The Mariental Reformed Church is the oldest congregation of the Dutch Reformed Church in South Africa (NGK) in Namibia and was founded in 1898 as the Gibeon Reformed Church.

The Rev. E.J. Leonard, after whom the Leonard Reformed Church in Leonardville, Namibia, is named, was the first pastor of the congregation and for a number of years covered all of what was then South West Africa (SWA). After the foundation of the Moria Reformed Church, later known as the Otjiwarongo Reformed Church (NGK), the Mariental congregation still covered the whole southern half of Namibia. Keetmanshoop was the next to secede in 1924, but even after that separation, Mariental still covered an area as large as the entire Orange Free State. Three more congregations seceded in quick succession from 1944 onward: Leonard (1944), Maltahöhe (1946), and Gochas (1950). Even after all this, there were still five additional districts where the congregation held services outside of Mariental proper.

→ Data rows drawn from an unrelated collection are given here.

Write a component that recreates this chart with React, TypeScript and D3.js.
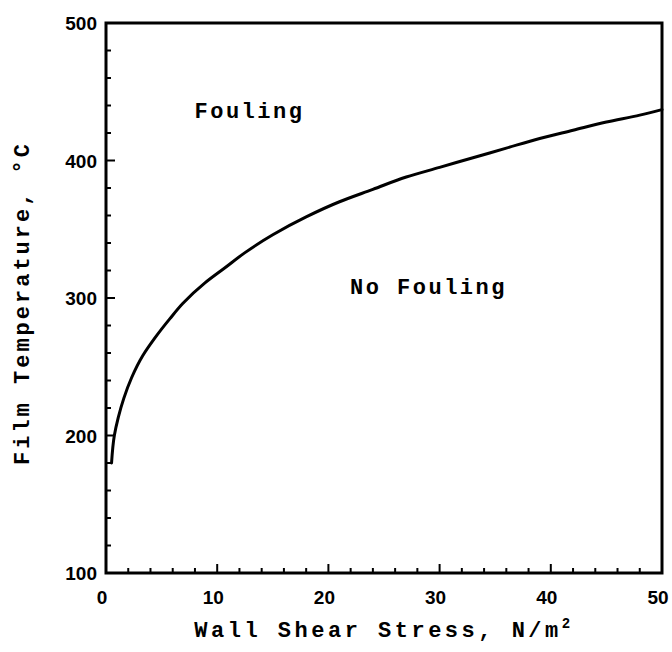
import React, { useEffect, useRef } from 'react';
import * as d3 from 'd3';

// curve: wall shear stress (N/m2) vs film temperature (C)
const stress = [0.5, 0.75, 1.1, 1.6, 2.3, 3.3, 4.4, 5.75, 6.9, 8.9, 10.7, 12.5, 15, 18, 21, 24, 27, 30, 33, 36, 39, 42, 45, 48, 50];
const temp = [180, 200, 213, 227, 242, 258, 271, 285, 296, 311, 322, 333, 346, 359, 370, 379, 388, 395, 402, 409, 416, 422, 428, 433, 437];

const xTicks = [0, 10, 20, 30, 40, 50];
const yTicks = [100, 200, 300, 400, 500];

const regionLabels = [
  { text: 'Fouling', x: 12.9, y: 431 },
  { text: 'No Fouling', x: 29.0, y: 303 },
];

const App: React.FC = () => {
  const svgRef = useRef<SVGSVGElement>(null);

  useEffect(() => {
    const svg = d3.select(svgRef.current);
    svg.selectAll('*').remove();

    const left = 106, right = 662, top = 23, bottom = 573;
    const mono = '"Liberation Mono", "Courier New", monospace';
    const sans = '"Liberation Sans", Arial, sans-serif';

    const x = d3.scaleLinear().domain([0, 50]).range([left, right]);
    const y = d3.scaleLinear().domain([100, 500]).range([bottom, top]);

    // minor ticks (inward)
    svg.append('g')
      .selectAll('line')
      .data(d3.range(0, 51, 2).filter(v => v % 10 !== 0))
      .enter().append('line')
      .attr('x1', d => x(d)).attr('x2', d => x(d))
      .attr('y1', bottom).attr('y2', bottom - 5)
      .attr('stroke', '#000').attr('stroke-width', 2);

    svg.append('g')
      .selectAll('line')
      .data(d3.range(100, 501, 20).filter(v => v % 100 !== 0))
      .enter().append('line')
      .attr('x1', left).attr('x2', left + 5)
      .attr('y1', d => y(d)).attr('y2', d => y(d))
      .attr('stroke', '#000').attr('stroke-width', 2);

    // major ticks
    svg.append('g')
      .selectAll('line')
      .data(xTicks)
      .enter().append('line')
      .attr('x1', d => x(d)).attr('x2', d => x(d))
      .attr('y1', bottom).attr('y2', bottom - 9)
      .attr('stroke', '#000').attr('stroke-width', 2);

    svg.append('g')
      .selectAll('line')
      .data(yTicks)
      .enter().append('line')
      .attr('x1', left).attr('x2', left + 9)
      .attr('y1', d => y(d)).attr('y2', d => y(d))
      .attr('stroke', '#000').attr('stroke-width', 2);

    // frame
    svg.append('rect')
      .attr('x', left).attr('y', top)
      .attr('width', right - left).attr('height', bottom - top)
      .attr('fill', 'none')
      .attr('stroke', '#000')
      .attr('stroke-width', 3);

    // tick labels
    svg.append('g')
      .selectAll('text')
      .data(xTicks)
      .enter().append('text')
      .attr('x', d => x(d) - 4)
      .attr('y', bottom + 31)
      .attr('text-anchor', 'middle')
      .style('font-family', sans)
      .style('font-weight', 'bold')
      .style('font-size', '19px')
      .text(d => d);

    svg.append('g')
      .selectAll('text')
      .data(yTicks)
      .enter().append('text')
      .attr('x', left - 9)
      .attr('y', d => y(d) + 7)
      .attr('text-anchor', 'end')
      .style('font-family', sans)
      .style('font-weight', 'bold')
      .style('font-size', '19px')
      .text(d => d);

    // curve (monotone in y, so the steep start stays clean)
    const pts = stress.map((s, i) => [s, temp[i]] as [number, number]);
    const line = d3.line<[number, number]>()
      .x(d => x(d[0]))
      .y(d => y(d[1]))
      .curve(d3.curveMonotoneY);

    svg.append('path')
      .datum(pts)
      .attr('fill', 'none')
      .attr('stroke', '#000')
      .attr('stroke-width', 3)
      .attr('stroke-linecap', 'round')
      .attr('d', line);

    // region labels
    svg.append('g')
      .selectAll('text')
      .data(regionLabels)
      .enter().append('text')
      .attr('x', d => x(d.x))
      .attr('y', d => y(d.y))
      .attr('text-anchor', 'middle')
      .style('font-family', mono)
      .style('font-weight', 'bold')
      .style('font-size', '22px')
      .style('letter-spacing', '2.5px')
      .text(d => d.text);

    // axis titles
    const xt = svg.append('text')
      .attr('x', (left + right) / 2)
      .attr('y', 637)
      .attr('text-anchor', 'middle')
      .style('font-family', mono)
      .style('font-weight', 'bold')
      .style('font-size', '22px')
      .style('letter-spacing', '3.5px');
    xt.append('tspan').text('Wall Shear Stress, N/m');
    xt.append('tspan').attr('dy', -9).style('font-size', '14px').text('2');

    svg.append('text')
      .attr('transform', `translate(29, ${(top + bottom) / 2 + 5}) rotate(-90)`)
      .attr('text-anchor', 'middle')
      .style('font-family', mono)
      .style('font-weight', 'bold')
      .style('font-size', '22px')
      .style('letter-spacing', '3px')
      .text('Film Temperature, °C');
  }, []);

  return (
    <svg
      ref={svgRef}
      width={672}
      height={652}
      style={{ position: 'absolute', left: 0, top: 0, background: '#fff' }}
    />
  );
};

export default App;
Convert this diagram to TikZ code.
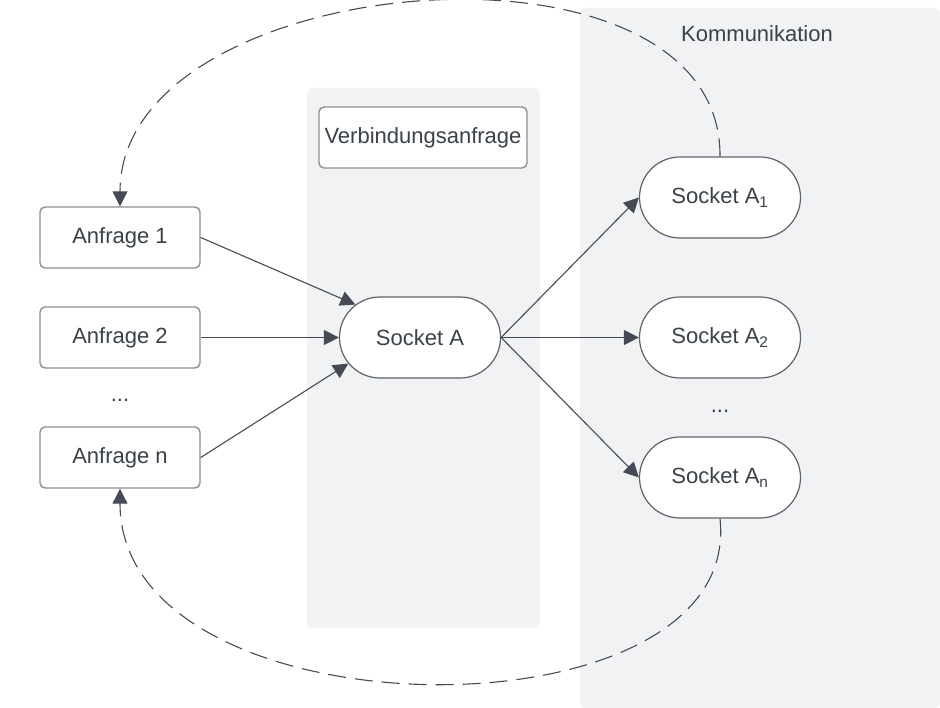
\documentclass[tikz,border=0pt]{standalone}
\usepackage{fontspec}
\setmainfont{Liberation Sans}
\usetikzlibrary{shapes.misc,arrows.meta}
\definecolor{panelc}{HTML}{F1F2F4}
\definecolor{txtc}{HTML}{3A414A}
\definecolor{boxc}{HTML}{8C8F94}
\definecolor{pillc}{HTML}{5F646B}
\definecolor{connc}{HTML}{454B54}
\begin{document}
\begin{tikzpicture}[x=1pt,y=-1pt,
  every node/.style={font=\fontsize{22}{26}\selectfont, text=txtc},
  panelbox/.style={fill=panelc, draw=none, rounded corners=6pt},
  reqbox/.style={draw=boxc, line width=1.4pt, rounded corners=5pt, minimum width=160pt, minimum height=61pt, fill=white, inner sep=0pt},
  pillbox/.style={rounded rectangle, draw=pillc, line width=1.2pt, fill=white, minimum width=161pt, minimum height=81pt, inner sep=0pt},
  connarrow/.style={draw=connc, line width=1.1pt, -{Triangle[length=15pt,width=15pt]}},
  looparrow/.style={connarrow, dash pattern=on 18pt off 9pt}
]
\useasboundingbox (0,0) rectangle (940,708);
\path[panelbox] (307,88) rectangle (540,628);
\path[panelbox] (580,8) rectangle (940,708);

\node[reqbox, minimum width=208pt] (vb) at (423,137.5) {Verbindungsanfrage};
\node (komm) at (757,34) {Kommunikation};

\node[reqbox] (a1) at (120,237.5) {Anfrage 1};
\node[reqbox] (a2) at (120,337.5) {Anfrage 2};
\node (dl) at (120,400) {...};
\node[reqbox] (an) at (120,457.5) {Anfrage n};

\node[pillbox] (sa) at (420,337.5) {Socket A};
\node[pillbox] (s1) at (720,197.5) {Socket A\textsubscript{1}};
\node[pillbox] (s2) at (720,337.5) {Socket A\textsubscript{2}};
\node (dr) at (720,411) {...};
\node[pillbox] (sn) at (720,477.5) {Socket A\textsubscript{n}};

\draw[connarrow] (a1.east) -- (sa.153);
\draw[connarrow] (a2.east) -- (sa.west);
\draw[connarrow] (an.east) -- (sa.200);
\draw[connarrow] (sa.east) -- (s1.west);
\draw[connarrow] (sa.east) -- (s2.west);
\draw[connarrow] (sa.east) -- (sn.west);

\draw[looparrow] (s1.north) .. controls (722,-82) and (120,-32) .. (a1.north);
\draw[looparrow] (sn.south) .. controls (745,745) and (120,740) .. (an.south);
\end{tikzpicture}
\end{document}
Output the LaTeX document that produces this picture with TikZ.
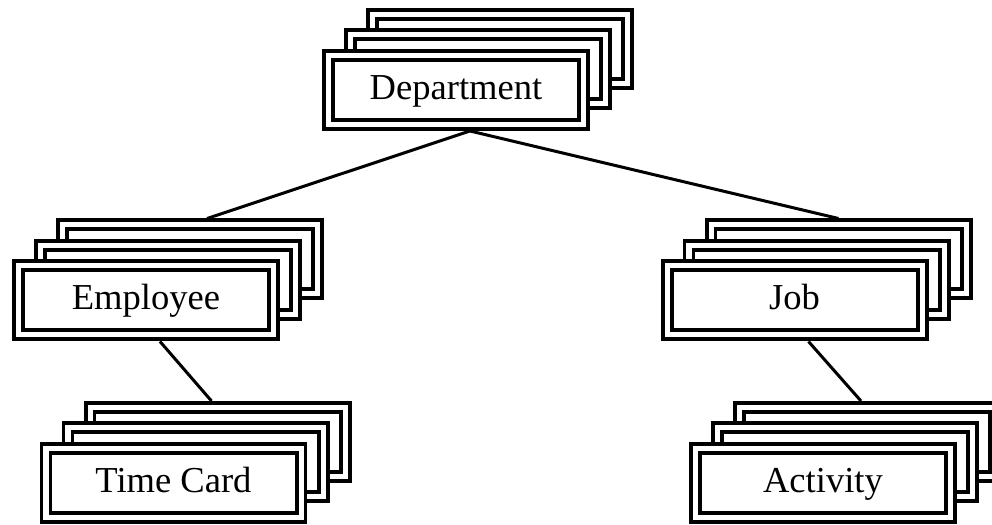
\documentclass[tikz,border=0pt]{standalone}
\usepackage{fontspec}
\setmainfont{Liberation Serif}
\usetikzlibrary{positioning,calc}

\begin{document}
\begin{tikzpicture}[every node/.style={font=\fontsize{10.4}{12}\selectfont,align=center},
  card/.style={draw,fill=white,line width=0.04cm,double,double distance=0.05cm,
    outer sep=0.065cm,minimum width=2.55cm,minimum height=0.69cm,inner sep=0pt,
    text height=1.6ex,text depth=0.45ex},
  link/.style={line width=0.03cm}]
  \useasboundingbox (0,0) rectangle (9.92,5.25);
  \clip (0,0) rectangle (9.92,5.25);
  % Department
  \node[card] (dept2) at (5.00,4.76) {};
  \node[card] (dept1) at (4.78,4.555) {};
  \node[card] (dept) at (4.56,4.35) {Department};
  % Employee
  \node[card] (emp2) at (1.90,2.655) {};
  \node[card] (emp1) at (1.68,2.45) {};
  \node[card] (emp) at (1.46,2.245) {Employee};
  % Job
  \node[card] (job2) at (8.385,2.655) {};
  \node[card] (job1) at (8.165,2.45) {};
  \node[card] (job) at (7.945,2.245) {Job};
  % Time Card
  \node[card] (time2) at (2.175,0.83) {};
  \node[card] (time1) at (1.955,0.625) {};
  \node[card] (time) at (1.735,0.42) {Time Card};
  % Activity
  \node[card] (act2) at (8.67,0.83) {};
  \node[card] (act1) at (8.45,0.625) {};
  \node[card] (act) at (8.23,0.42) {Activity};
  % links
  \draw[link] ([xshift=1.4mm]dept.south) -- ([xshift=1.7mm]emp2.north);
  \draw[link] ([xshift=1.4mm]dept.south) -- (job2.north);
  \draw[link] ([xshift=1.4mm]emp.south) -- ([xshift=-0.6mm]time2.north);
  \draw[link] ([xshift=1.4mm]job.south) -- ([xshift=-0.6mm]act2.north);
\end{tikzpicture}
\end{document}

The name Gibeon derives from a small village that eventually became a suburb of Mariental.

The Rev. Leonard obtained the status of pastor once more in 1932. Until 1938, he worked there alone, but the Rev. T.J. Potgieter joined him as co-pastor the latter year. He remained with the congregation until October 1947. In August 1948, the Rev. M.N. van Rensburg served the congregation.

Gibeon was the first congregation of the NGK in SWA to do missionary work among the Cape Colored who had emigrated there from the Union of South Africa. The congregation spent £600 a year as of 1952 on local missionary work.

== Select pastors ==
1. Pieter Jacobus Conradie, 1904 - 1905
2. Charl Wynand Retief, 1909 - 1911
3. Karel Wynand le Roux, 1925 - 1929, then with the Windhoek Reformed Church (NGK) until 1946, when he accepted his emeritus
4. Edward Johannes Leonard, 1932 - January 20, 1939 (died in office)
5. Johannes Theodorus Potgier, 1939 (apparently left for Okahandja the same year)
6. Michael Nicolaas Janse van Rensburg, 1948 - ?
7. Nicolaas Johannes Mostert, 1952 - 1958
8. Andreas Gerhardus du Toit, 1957 - 1960
9. Ernst Hendrik van den Berg, 1960 - 1962
10. Daniël Christiaan Esterhuyse, 1968 - 1975
11. Jacobus Petrus Jooste, 2012 - 2013 (died in office)
== Sources ==
- Olivier, ds. P. L. (compiler). 1952. Ons gemeentelike feesalbum. Cape Town/Pretoria: N.G. Kerk-Uitgewers.